*What you will do*. Drop every picture, then transcribe the remaining data exactly.

*Given material*.
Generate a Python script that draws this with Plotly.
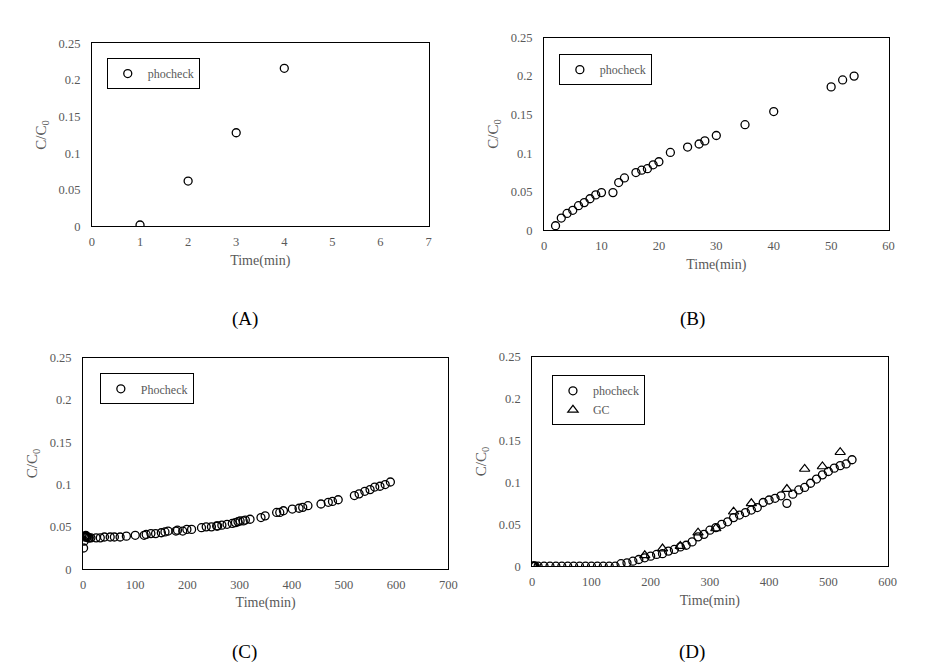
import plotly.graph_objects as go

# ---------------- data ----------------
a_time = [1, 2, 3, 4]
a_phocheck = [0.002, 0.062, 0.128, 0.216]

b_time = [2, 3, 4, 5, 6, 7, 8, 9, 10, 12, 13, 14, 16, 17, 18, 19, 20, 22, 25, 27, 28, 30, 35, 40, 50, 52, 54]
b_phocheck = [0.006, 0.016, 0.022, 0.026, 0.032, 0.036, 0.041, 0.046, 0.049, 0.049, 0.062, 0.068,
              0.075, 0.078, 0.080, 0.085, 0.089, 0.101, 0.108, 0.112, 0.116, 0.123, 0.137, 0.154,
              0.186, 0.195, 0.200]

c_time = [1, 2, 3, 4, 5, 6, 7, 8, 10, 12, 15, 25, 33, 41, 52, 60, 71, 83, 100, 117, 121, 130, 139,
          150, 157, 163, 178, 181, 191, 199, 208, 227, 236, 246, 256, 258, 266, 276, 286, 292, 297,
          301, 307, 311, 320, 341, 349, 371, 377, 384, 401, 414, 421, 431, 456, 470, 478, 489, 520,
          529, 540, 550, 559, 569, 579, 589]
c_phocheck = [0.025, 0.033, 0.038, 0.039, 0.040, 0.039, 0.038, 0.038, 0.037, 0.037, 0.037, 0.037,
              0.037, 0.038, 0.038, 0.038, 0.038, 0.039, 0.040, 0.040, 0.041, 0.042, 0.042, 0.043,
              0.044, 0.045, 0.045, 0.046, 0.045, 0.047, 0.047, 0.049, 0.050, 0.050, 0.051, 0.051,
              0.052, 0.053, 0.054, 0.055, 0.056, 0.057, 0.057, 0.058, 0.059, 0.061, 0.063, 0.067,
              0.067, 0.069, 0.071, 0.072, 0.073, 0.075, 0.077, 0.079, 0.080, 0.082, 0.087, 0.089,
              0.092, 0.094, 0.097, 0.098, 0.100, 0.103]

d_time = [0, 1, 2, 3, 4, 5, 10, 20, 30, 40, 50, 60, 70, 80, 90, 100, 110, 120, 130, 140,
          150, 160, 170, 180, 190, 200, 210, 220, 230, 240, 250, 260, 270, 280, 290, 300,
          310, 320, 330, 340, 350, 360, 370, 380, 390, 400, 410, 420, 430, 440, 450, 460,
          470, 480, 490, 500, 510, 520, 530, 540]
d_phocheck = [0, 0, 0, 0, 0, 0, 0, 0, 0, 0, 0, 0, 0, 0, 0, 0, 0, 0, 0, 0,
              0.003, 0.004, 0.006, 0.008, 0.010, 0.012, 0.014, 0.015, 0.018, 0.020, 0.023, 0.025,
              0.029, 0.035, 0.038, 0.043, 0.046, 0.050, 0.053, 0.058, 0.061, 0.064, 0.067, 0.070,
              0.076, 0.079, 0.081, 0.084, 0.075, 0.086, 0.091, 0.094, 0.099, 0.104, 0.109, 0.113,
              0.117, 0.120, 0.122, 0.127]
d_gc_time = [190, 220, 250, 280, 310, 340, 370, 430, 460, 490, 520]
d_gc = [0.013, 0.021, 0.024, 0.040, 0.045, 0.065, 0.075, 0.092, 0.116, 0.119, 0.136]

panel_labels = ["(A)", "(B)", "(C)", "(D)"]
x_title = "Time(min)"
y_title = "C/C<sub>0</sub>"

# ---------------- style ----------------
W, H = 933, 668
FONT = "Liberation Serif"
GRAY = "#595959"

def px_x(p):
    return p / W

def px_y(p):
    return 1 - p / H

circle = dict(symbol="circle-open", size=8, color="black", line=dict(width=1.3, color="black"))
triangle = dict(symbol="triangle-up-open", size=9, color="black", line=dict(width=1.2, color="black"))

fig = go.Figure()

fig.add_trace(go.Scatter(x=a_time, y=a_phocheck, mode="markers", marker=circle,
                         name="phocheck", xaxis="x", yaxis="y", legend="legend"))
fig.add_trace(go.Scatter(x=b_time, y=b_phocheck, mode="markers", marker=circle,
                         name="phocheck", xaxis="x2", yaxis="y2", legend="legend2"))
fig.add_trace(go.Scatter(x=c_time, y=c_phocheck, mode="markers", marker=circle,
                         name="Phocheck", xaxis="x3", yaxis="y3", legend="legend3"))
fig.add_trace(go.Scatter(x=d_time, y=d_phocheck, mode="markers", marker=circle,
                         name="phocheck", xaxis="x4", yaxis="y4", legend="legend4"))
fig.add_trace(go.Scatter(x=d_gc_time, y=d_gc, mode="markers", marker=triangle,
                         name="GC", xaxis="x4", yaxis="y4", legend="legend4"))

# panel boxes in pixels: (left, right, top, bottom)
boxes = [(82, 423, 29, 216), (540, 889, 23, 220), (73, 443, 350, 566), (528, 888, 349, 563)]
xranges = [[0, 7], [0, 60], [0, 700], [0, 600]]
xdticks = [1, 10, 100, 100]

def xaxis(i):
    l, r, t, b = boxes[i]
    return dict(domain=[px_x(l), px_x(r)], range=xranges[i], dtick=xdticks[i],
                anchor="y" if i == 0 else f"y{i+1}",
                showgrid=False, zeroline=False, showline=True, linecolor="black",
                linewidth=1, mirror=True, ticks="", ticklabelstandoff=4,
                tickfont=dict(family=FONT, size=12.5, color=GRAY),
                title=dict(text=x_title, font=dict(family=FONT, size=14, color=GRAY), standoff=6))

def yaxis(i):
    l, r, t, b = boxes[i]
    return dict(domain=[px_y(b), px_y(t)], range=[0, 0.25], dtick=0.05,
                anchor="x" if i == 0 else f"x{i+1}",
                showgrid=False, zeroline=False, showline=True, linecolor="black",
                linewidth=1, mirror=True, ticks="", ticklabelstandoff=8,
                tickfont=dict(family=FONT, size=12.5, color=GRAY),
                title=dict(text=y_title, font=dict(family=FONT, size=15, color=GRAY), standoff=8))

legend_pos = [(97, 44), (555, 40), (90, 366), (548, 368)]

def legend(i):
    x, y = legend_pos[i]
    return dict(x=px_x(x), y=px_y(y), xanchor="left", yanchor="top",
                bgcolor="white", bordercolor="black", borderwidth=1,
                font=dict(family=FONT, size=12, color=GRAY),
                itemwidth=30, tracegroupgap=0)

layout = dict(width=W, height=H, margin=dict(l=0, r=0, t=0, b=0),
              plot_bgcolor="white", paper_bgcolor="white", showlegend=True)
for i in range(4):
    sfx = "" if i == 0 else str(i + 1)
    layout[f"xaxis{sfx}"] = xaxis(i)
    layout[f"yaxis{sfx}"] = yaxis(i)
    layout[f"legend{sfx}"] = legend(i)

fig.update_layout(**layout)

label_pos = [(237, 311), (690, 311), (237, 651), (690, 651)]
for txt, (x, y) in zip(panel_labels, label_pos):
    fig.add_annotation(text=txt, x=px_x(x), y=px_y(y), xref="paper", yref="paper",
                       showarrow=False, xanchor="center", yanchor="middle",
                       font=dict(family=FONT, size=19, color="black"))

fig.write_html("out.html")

*The completed task*.
Generate a Python script that draws this with Plotly.
import plotly.graph_objects as go

# ---------------- data ----------------
a_time = [1, 2, 3, 4]
a_phocheck = [0.002, 0.062, 0.128, 0.216]

b_time = [2, 3, 4, 5, 6, 7, 8, 9, 10, 12, 13, 14, 16, 17, 18, 19, 20, 22, 25, 27, 28, 30, 35, 40, 50, 52, 54]
b_phocheck = [0.006, 0.016, 0.022, 0.026, 0.032, 0.036, 0.041, 0.046, 0.049, 0.049, 0.062, 0.068,
              0.075, 0.078, 0.080, 0.085, 0.089, 0.101, 0.108, 0.112, 0.116, 0.123, 0.137, 0.154,
              0.186, 0.195, 0.200]

c_time = [1, 2, 3, 4, 5, 6, 7, 8, 10, 12, 15, 25, 33, 41, 52, 60, 71, 83, 100, 117, 121, 130, 139,
          150, 157, 163, 178, 181, 191, 199, 208, 227, 236, 246, 256, 258, 266, 276, 286, 292, 297,
          301, 307, 311, 320, 341, 349, 371, 377, 384, 401, 414, 421, 431, 456, 470, 478, 489, 520,
          529, 540, 550, 559, 569, 579, 589]
c_phocheck = [0.025, 0.033, 0.038, 0.039, 0.040, 0.039, 0.038, 0.038, 0.037, 0.037, 0.037, 0.037,
              0.037, 0.038, 0.038, 0.038, 0.038, 0.039, 0.040, 0.040, 0.041, 0.042, 0.042, 0.043,
              0.044, 0.045, 0.045, 0.046, 0.045, 0.047, 0.047, 0.049, 0.050, 0.050, 0.051, 0.051,
              0.052, 0.053, 0.054, 0.055, 0.056, 0.057, 0.057, 0.058, 0.059, 0.061, 0.063, 0.067,
              0.067, 0.069, 0.071, 0.072, 0.073, 0.075, 0.077, 0.079, 0.080, 0.082, 0.087, 0.089,
              0.092, 0.094, 0.097, 0.098, 0.100, 0.103]

d_time = [0, 1, 2, 3, 4, 5, 10, 20, 30, 40, 50, 60, 70, 80, 90, 100, 110, 120, 130, 140,
          150, 160, 170, 180, 190, 200, 210, 220, 230, 240, 250, 260, 270, 280, 290, 300,
          310, 320, 330, 340, 350, 360, 370, 380, 390, 400, 410, 420, 430, 440, 450, 460,
          470, 480, 490, 500, 510, 520, 530, 540]
d_phocheck = [0, 0, 0, 0, 0, 0, 0, 0, 0, 0, 0, 0, 0, 0, 0, 0, 0, 0, 0, 0,
              0.003, 0.004, 0.006, 0.008, 0.010, 0.012, 0.014, 0.015, 0.018, 0.020, 0.023, 0.025,
              0.029, 0.035, 0.038, 0.043, 0.046, 0.050, 0.053, 0.058, 0.061, 0.064, 0.067, 0.070,
              0.076, 0.079, 0.081, 0.084, 0.075, 0.086, 0.091, 0.094, 0.099, 0.104, 0.109, 0.113,
              0.117, 0.120, 0.122, 0.127]
d_gc_time = [190, 220, 250, 280, 310, 340, 370, 430, 460, 490, 520]
d_gc = [0.013, 0.021, 0.024, 0.040, 0.045, 0.065, 0.075, 0.092, 0.116, 0.119, 0.136]

panel_labels = ["(A)", "(B)", "(C)", "(D)"]
x_title = "Time(min)"
y_title = "C/C<sub>0</sub>"

# ---------------- style ----------------
W, H = 933, 668
FONT = "Liberation Serif"
GRAY = "#595959"

def px_x(p):
    return p / W

def px_y(p):
    return 1 - p / H

circle = dict(symbol="circle-open", size=8, color="black", line=dict(width=1.3, color="black"))
triangle = dict(symbol="triangle-up-open", size=9, color="black", line=dict(width=1.2, color="black"))

fig = go.Figure()

fig.add_trace(go.Scatter(x=a_time, y=a_phocheck, mode="markers", marker=circle,
                         name="phocheck", xaxis="x", yaxis="y", legend="legend"))
fig.add_trace(go.Scatter(x=b_time, y=b_phocheck, mode="markers", marker=circle,
                         name="phocheck", xaxis="x2", yaxis="y2", legend="legend2"))
fig.add_trace(go.Scatter(x=c_time, y=c_phocheck, mode="markers", marker=circle,
                         name="Phocheck", xaxis="x3", yaxis="y3", legend="legend3"))
fig.add_trace(go.Scatter(x=d_time, y=d_phocheck, mode="markers", marker=circle,
                         name="phocheck", xaxis="x4", yaxis="y4", legend="legend4"))
fig.add_trace(go.Scatter(x=d_gc_time, y=d_gc, mode="markers", marker=triangle,
                         name="GC", xaxis="x4", yaxis="y4", legend="legend4"))

# panel boxes in pixels: (left, right, top, bottom)
boxes = [(82, 423, 29, 216), (540, 889, 23, 220), (73, 443, 350, 566), (528, 888, 349, 563)]
xranges = [[0, 7], [0, 60], [0, 700], [0, 600]]
xdticks = [1, 10, 100, 100]

def xaxis(i):
    l, r, t, b = boxes[i]
    return dict(domain=[px_x(l), px_x(r)], range=xranges[i], dtick=xdticks[i],
                anchor="y" if i == 0 else f"y{i+1}",
                showgrid=False, zeroline=False, showline=True, linecolor="black",
                linewidth=1, mirror=True, ticks="", ticklabelstandoff=4,
                tickfont=dict(family=FONT, size=12.5, color=GRAY),
                title=dict(text=x_title, font=dict(family=FONT, size=14, color=GRAY), standoff=6))

def yaxis(i):
    l, r, t, b = boxes[i]
    return dict(domain=[px_y(b), px_y(t)], range=[0, 0.25], dtick=0.05,
                anchor="x" if i == 0 else f"x{i+1}",
                showgrid=False, zeroline=False, showline=True, linecolor="black",
                linewidth=1, mirror=True, ticks="", ticklabelstandoff=8,
                tickfont=dict(family=FONT, size=12.5, color=GRAY),
                title=dict(text=y_title, font=dict(family=FONT, size=15, color=GRAY), standoff=8))

legend_pos = [(97, 44), (555, 40), (90, 366), (548, 368)]

def legend(i):
    x, y = legend_pos[i]
    return dict(x=px_x(x), y=px_y(y), xanchor="left", yanchor="top",
                bgcolor="white", bordercolor="black", borderwidth=1,
                font=dict(family=FONT, size=12, color=GRAY),
                itemwidth=30, tracegroupgap=0)

layout = dict(width=W, height=H, margin=dict(l=0, r=0, t=0, b=0),
              plot_bgcolor="white", paper_bgcolor="white", showlegend=True)
for i in range(4):
    sfx = "" if i == 0 else str(i + 1)
    layout[f"xaxis{sfx}"] = xaxis(i)
    layout[f"yaxis{sfx}"] = yaxis(i)
    layout[f"legend{sfx}"] = legend(i)

fig.update_layout(**layout)

label_pos = [(237, 311), (690, 311), (237, 651), (690, 651)]
for txt, (x, y) in zip(panel_labels, label_pos):
    fig.add_annotation(text=txt, x=px_x(x), y=px_y(y), xref="paper", yref="paper",
                       showarrow=False, xanchor="center", yanchor="middle",
                       font=dict(family=FONT, size=19, color="black"))

fig.write_html("out.html")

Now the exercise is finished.